I call the elevator pitch something else. It’s more flexible to think of it as a situation-specific 30-second introduction. You really don’t need to have an extraordinary message, perfectly crafted and rehearsed so that you can perform it on command…that’s too much pressure! In my book I talk about a modular approach. Seriously…make it easier and give up the struggle!

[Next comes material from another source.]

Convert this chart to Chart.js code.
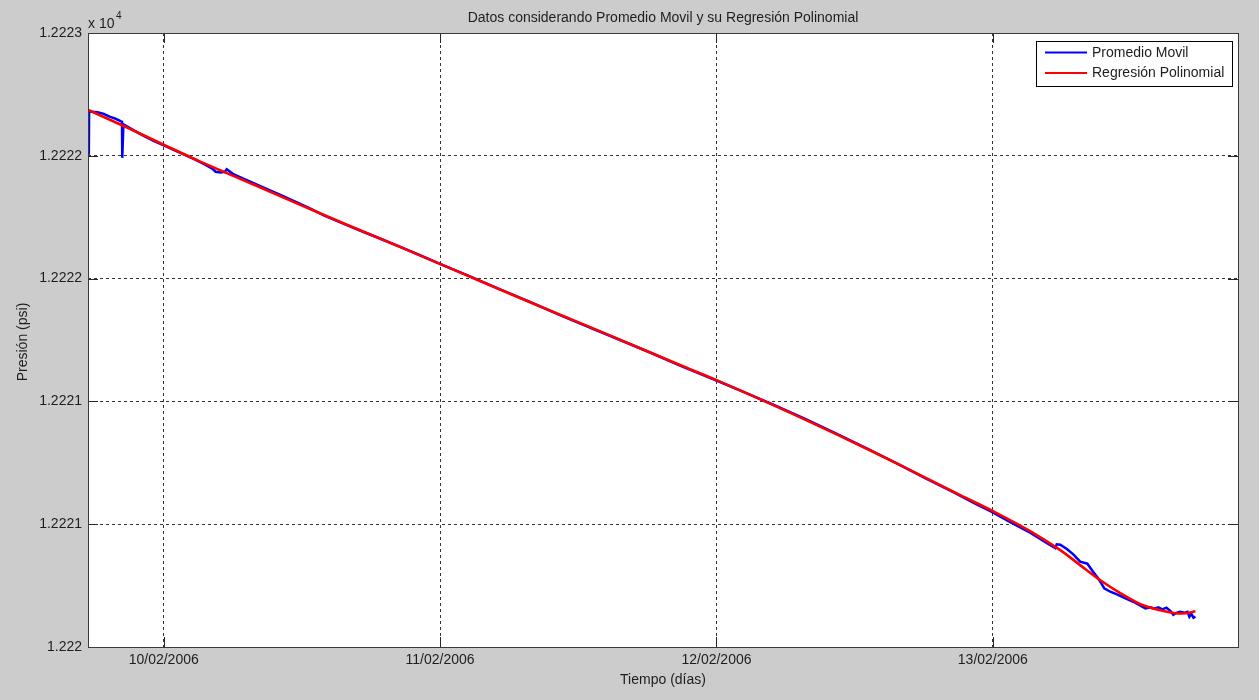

Create a bullet list for yourself that you can authentically share at any opportune moment:
- your name, and perhaps how to remember it
- some credibility points about you (degrees, authorship, client organizations that are recognized names, years in an industry, etc.)
- whom you help
- what you help them to do
- and something you are passionate about
Keep it simple so you don’t have to memorize exact wording of anything but rather can generate it in any moment or social situation and make it relevant to whomever you are speaking. (I usually don’t talk much in elevators, how about you?)
I think for an elevator pitch to be most effective it needs to come off sounding natural. If you give your pitch and it sounds too rehearsed you can come across as insincere or worse, a load of you know what. Your advice should keep it sounding natural, genuine, and authentic.
Thanks for the post,
I totally agree. I’ve recently taken an intensive sales seminar and had problems with the leader. It was all very old school. All of us in sales need to be genuine and keep it simple. I like Suzi’s approach.
I use a similar approach, with emphasis on your points 3 and 4. In practice I use the phrase “I work with ____________ who want to __________” to articulate just what it is I do to bring value to my clients.